Costa Rica’s consumer confidence index (ICC) in May reached 49.8 percent, its highest since February 2011 when it was 50.3, according to a new study by the University of Costa Rica (UCR) released last week.

Data indicate the confidence level is breaking a bearish trend the country has experienced in recent years, according to survey coordinator Johnny Madrigal, from the UCR’s School of Statistics.

Six months ago, the ICC was 37.9 percent, one of the lowest figures in the past four years. However, Madrigal noted that this behavior is typical of post-election periods.

President Luis Guillermo Solís took office on May 8, after winning a runoff election by a landslide on April 6.

“These results are influenced by the electoral period,” Madrigal said. “Whenever there has been a change in government, consumer confidence has increased. But that does not mean it should be perceived as widespread optimism.”

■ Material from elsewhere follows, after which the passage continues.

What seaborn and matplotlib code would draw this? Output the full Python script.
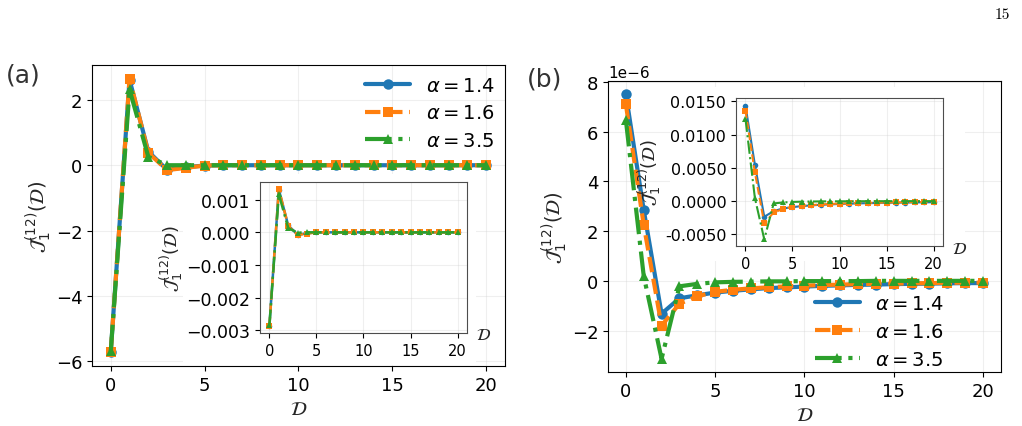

Madrigal said the ICC has improved during the last three changes of administration.

According to the study, the number of people who say they are optimistic about personal finances and the national economy increased in the last six months, from 13.8 to 25.8 percent in May.

Of those surveyed, 31.5 percent believe the country’s economy will improve in the next five years, while six months ago only 16.9 percent held that opinion.

However, the outlook for buying durable goods appears unfavorable, with only 20.8 percent saying now is a good time to buy a home, and just 10 percent saying it is the right time to buy a new car.

Madrigal said the actual impact of the change in government will be measured by the next ICC survey, scheduled for August. Worth noting, he said, is that the first few weeks of Solís’ administration have been affected by a nationwide strike of public school teachers and several increases in fuel prices.

The survey also included a question regarding the economic and social legacy of former President Laura Chinchilla, which prompted mostly negative responses. Only 9.3 percent of those surveyed said the past administration had done a good job, while 62.5 percent said her administration did a poor job.